Machine learning-driven Scaling and Placement of Virtual Network Functions at the Network Edges

Network Function Virtualization is a promising technology that proposes to decouple the network functions from their underlying hardware and transform them into software entities called Virtual Network Functions (VNFs). This approach offers network operators with more flexibility to instantiate, configure, scale, and migrate VNFs at runtime depending on the demand. On introducing these VNFs at the network edges (e.g., base stations), emerging use cases such as connected cars can be supported. However, in such an environment, efficient VNF placement and orchestration mechanisms are needed to address the challenges of continuously changing network dynamics, service latency requirements and user mobility patterns.

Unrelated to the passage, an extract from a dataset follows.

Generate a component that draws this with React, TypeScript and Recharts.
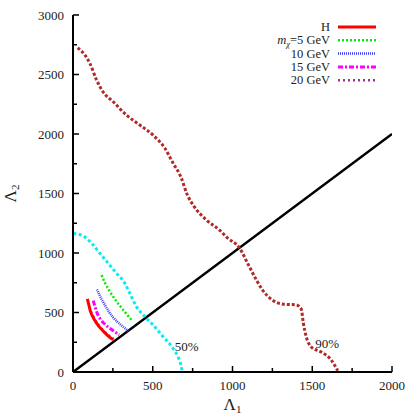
import {
  ComposedChart, Line, XAxis, YAxis, Label, ReferenceDot
} from "recharts"

type Pt = { x: number; y: number }

// contour points (Lambda1, Lambda2)
const diagonal: Pt[] = [{ x: 0, y: 0 }, { x: 2000, y: 2000 }]

const cl90: Pt[] = [
  { x: 29, y: 2724 }, { x: 75, y: 2663 }, { x: 106, y: 2593 }, { x: 148, y: 2453 },
  { x: 188, y: 2355 }, { x: 252, y: 2271 }, { x: 335, y: 2159 }, { x: 419, y: 2075 },
  { x: 502, y: 1991 }, { x: 575, y: 1882 }, { x: 627, y: 1756 }, { x: 679, y: 1630 },
  { x: 712, y: 1504 }, { x: 762, y: 1386 }, { x: 837, y: 1277 }, { x: 919, y: 1193 },
  { x: 969, y: 1126 }, { x: 1044, y: 1042 }, { x: 1100, y: 900 }, { x: 1150, y: 773 },
  { x: 1188, y: 689 }, { x: 1250, y: 605 }, { x: 1313, y: 571 }, { x: 1400, y: 563 },
  { x: 1431, y: 529 }, { x: 1444, y: 412 }, { x: 1463, y: 294 }, { x: 1494, y: 210 },
  { x: 1556, y: 168 }, { x: 1619, y: 101 }, { x: 1660, y: 10 },
]

const cl50: Pt[] = [
  { x: 2, y: 1165 }, { x: 65, y: 1142 }, { x: 117, y: 1081 }, { x: 169, y: 997 },
  { x: 221, y: 913 }, { x: 273, y: 829 }, { x: 325, y: 745 }, { x: 356, y: 661 },
  { x: 398, y: 549 }, { x: 450, y: 465 }, { x: 502, y: 395 }, { x: 565, y: 297 },
  { x: 627, y: 199 }, { x: 658, y: 129 }, { x: 679, y: 45 }, { x: 685, y: 3 },
]

const higgs: Pt[] = [
  { x: 90, y: 615 }, { x: 100, y: 560 }, { x: 110, y: 507 }, { x: 125, y: 462 },
  { x: 142, y: 423 }, { x: 160, y: 388 }, { x: 183, y: 353 }, { x: 205, y: 322 },
  { x: 225, y: 297 }, { x: 252, y: 272 },
]

const m5: Pt[] = [
  { x: 179, y: 815 }, { x: 200, y: 750 }, { x: 225, y: 690 }, { x: 252, y: 633 },
  { x: 280, y: 580 }, { x: 310, y: 530 }, { x: 340, y: 480 }, { x: 373, y: 428 },
]

const m10: Pt[] = [
  { x: 150, y: 694 }, { x: 162, y: 660 }, { x: 178, y: 615 }, { x: 194, y: 577 },
  { x: 225, y: 507 }, { x: 250, y: 462 }, { x: 277, y: 423 }, { x: 310, y: 385 },
  { x: 346, y: 345 },
]

const m15: Pt[] = [
  { x: 127, y: 600 }, { x: 140, y: 540 }, { x: 152, y: 493 }, { x: 170, y: 448 },
  { x: 194, y: 409 }, { x: 220, y: 378 }, { x: 246, y: 353 }, { x: 275, y: 325 },
  { x: 290, y: 312 },
]

const m20: Pt[] = [
  { x: 112, y: 510 }, { x: 125, y: 470 }, { x: 140, y: 432 }, { x: 165, y: 385 },
  { x: 200, y: 336 }, { x: 230, y: 300 }, { x: 255, y: 276 },
]

const xTicks = [0, 250, 500, 750, 1000, 1250, 1500, 1750, 2000]
const yTicks = [0, 250, 500, 750, 1000, 1250, 1500, 1750, 2000, 2250, 2500, 2750, 3000]

const contourLabels = [
  { x: 713, y: 218, text: "50%" },
  { x: 1594, y: 244, text: "90%" },
]

const FONT = "'Liberation Serif', 'Times New Roman', serif"

const legendRows = [
  { key: "H", color: "#ff0000", dash: undefined, width: 3 },
  { key: "m5", color: "#00ee00", dash: "2 2", width: 2.5 },
  { key: "10 GeV", color: "#3a3aff", dash: "1 1", width: 2.5 },
  { key: "15 GeV", color: "#ff00ff", dash: "5 2 2 2", width: 3 },
  { key: "20 GeV", color: "#a0309a", dash: "2 3", width: 2.5 },
]

const tickLen = (v: number) => (v % 500 === 0 ? 6 : 4)

const BottomTick = ({ x, y, payload }: any) => {
  const v = payload.value
  return (
    <g>
      <line x1={x} y1={y} x2={x} y2={y - tickLen(v)} stroke="#000" strokeWidth={1.5} />
      {v % 500 === 0 && (
        <text x={x} y={y + 18} textAnchor="middle" fontFamily={FONT} fontSize={13} fill="#222">{v}</text>
      )}
    </g>
  )
}

const TopTick = ({ x, y, payload }: any) => (
  <line x1={x} y1={y} x2={x} y2={y + tickLen(payload.value)} stroke="#000" strokeWidth={1.5} />
)

const LeftTick = ({ x, y, payload }: any) => {
  const v = payload.value
  return (
    <g>
      <line x1={x} y1={y} x2={x + tickLen(v)} y2={y} stroke="#000" strokeWidth={1.5} />
      {v % 500 === 0 && (
        <text x={x - 9} y={y + 4.5} textAnchor="end" fontFamily={FONT} fontSize={13} fill="#222">{v}</text>
      )}
    </g>
  )
}

const RightTick = ({ x, y, payload }: any) => (
  <line x1={x} y1={y} x2={x - tickLen(payload.value)} y2={y} stroke="#000" strokeWidth={1.5} />
)

// legend drawn as a plain overlay so it takes no room from the plot
const LegendBox = () => (
  <svg width={200} height={80} style={{ position: "absolute", left: 200, top: 15 }}>
    {legendRows.map((r, i) => {
      const cy = 12 + i * 13.3
      return (
        <g key={r.key}>
          <text x={130} y={cy + 4} textAnchor="end" fontFamily={FONT} fontSize={12.5} fill="#222">
            {r.key === "m5" ? (
              <>
                <tspan fontStyle="italic">m</tspan>
                <tspan fontStyle="italic" fontSize={8.5} dy={2.5}>χ</tspan>
                <tspan dy={-2.5}>=5 GeV</tspan>
              </>
            ) : r.key}
          </text>
          <line x1={138} x2={176} y1={cy} y2={cy} stroke={r.color} strokeWidth={r.width} strokeDasharray={r.dash} />
        </g>
      )
    })}
  </svg>
)

const axisLine = { stroke: "#000", strokeWidth: 2 }

export default function App() {
  return (
    <div style={{ position: "absolute", left: 0, top: 0, width: 415, height: 415, background: "#fff" }}>
      <ComposedChart width={415} height={415} margin={{ top: 15, right: 23, bottom: 0, left: 0 }}>
        <XAxis
          dataKey="x" type="number" domain={[0, 2000]} ticks={xTicks} interval={0}
          height={43} tickSize={0} tickMargin={0} axisLine={axisLine} tick={<BottomTick />}
          allowDataOverflow
        >
          <Label
            content={({ viewBox }: any) => (
              <text x={viewBox.x + viewBox.width / 2} y={410} textAnchor="middle" fontFamily={FONT} fontSize={17} fill="#222">
                Λ<tspan fontSize={11} dy={3}>1</tspan>
              </text>
            )}
          />
        </XAxis>
        <XAxis
          xAxisId="top" orientation="top" type="number" domain={[0, 2000]} ticks={xTicks} interval={0}
          height={0} tickSize={0} tickMargin={0} axisLine={axisLine} tick={<TopTick />} allowDataOverflow
        />
        <YAxis
          type="number" domain={[0, 3000]} ticks={yTicks} interval={0} width={73}
          tickSize={0} tickMargin={0} axisLine={axisLine} tick={<LeftTick />} allowDataOverflow
        >
          <Label
            content={({ viewBox }: any) => {
              const cy = viewBox.y + viewBox.height / 2
              return (
                <text x={16} y={cy} transform={`rotate(-90 16 ${cy})`} textAnchor="middle" fontFamily={FONT} fontSize={17} fill="#222">
                  Λ<tspan fontSize={11} dy={3}>2</tspan>
                </text>
              )
            }}
          />
        </YAxis>
        <YAxis
          yAxisId="right" orientation="right" type="number" domain={[0, 3000]} ticks={yTicks} interval={0}
          width={0} tickSize={0} tickMargin={0} axisLine={axisLine} tick={<RightTick />} allowDataOverflow
        />

        <Line data={diagonal} dataKey="y" type="linear" stroke="#000" strokeWidth={2.5} dot={false} isAnimationActive={false} />
        <Line data={cl90} dataKey="y" type="monotone" stroke="#b02a2a" strokeWidth={3} strokeDasharray="3 2" dot={false} isAnimationActive={false} />
        <Line data={cl50} dataKey="y" type="monotone" stroke="#00f0f0" strokeWidth={3} strokeDasharray="3 2.5" dot={false} isAnimationActive={false} />
        <Line data={m20} dataKey="y" type="monotone" stroke="#a0309a" strokeWidth={2.5} strokeDasharray="2 3" dot={false} isAnimationActive={false} />
        <Line data={m5} dataKey="y" type="monotone" stroke="#00ee00" strokeWidth={2.5} strokeDasharray="2 2" dot={false} isAnimationActive={false} />
        <Line data={m10} dataKey="y" type="monotone" stroke="#3a3aff" strokeWidth={2.5} strokeDasharray="1 1" dot={false} isAnimationActive={false} />
        <Line data={m15} dataKey="y" type="monotone" stroke="#ff00ff" strokeWidth={3} strokeDasharray="5 2 2 2" dot={false} isAnimationActive={false} />
        <Line data={higgs} dataKey="y" type="monotone" stroke="#ff0000" strokeWidth={3} dot={false} isAnimationActive={false} />

        {contourLabels.map((c) => (
          <ReferenceDot
            key={c.text} x={c.x} y={c.y} r={1} fill="none" stroke="none"
            label={{ value: c.text, position: "center", fontFamily: FONT, fontSize: 13, fill: "#222" }}
          />
        ))}
      </ComposedChart>
      <LegendBox />
    </div>
  )
}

The purpose of this paper is twofold. Firstly, we propose a neural-network model (i.e., a subset of machine learning) that can assist in proactive auto-scaling by predicting the number of VNF instances required as a function of the network traffic they should process. Based on the traffic traces collected over a commercial mobile network, the model achieves a prediction accuracy of 97%. Secondly, we provide an Integer Linear Programming formulation for placing these VNFs at the edge nodes with a primary objective of minimizing end-to-end latency from all users to their respective VNFs. Our results show an improvement in latency by upto 75% when VNFs are placed at the network edges.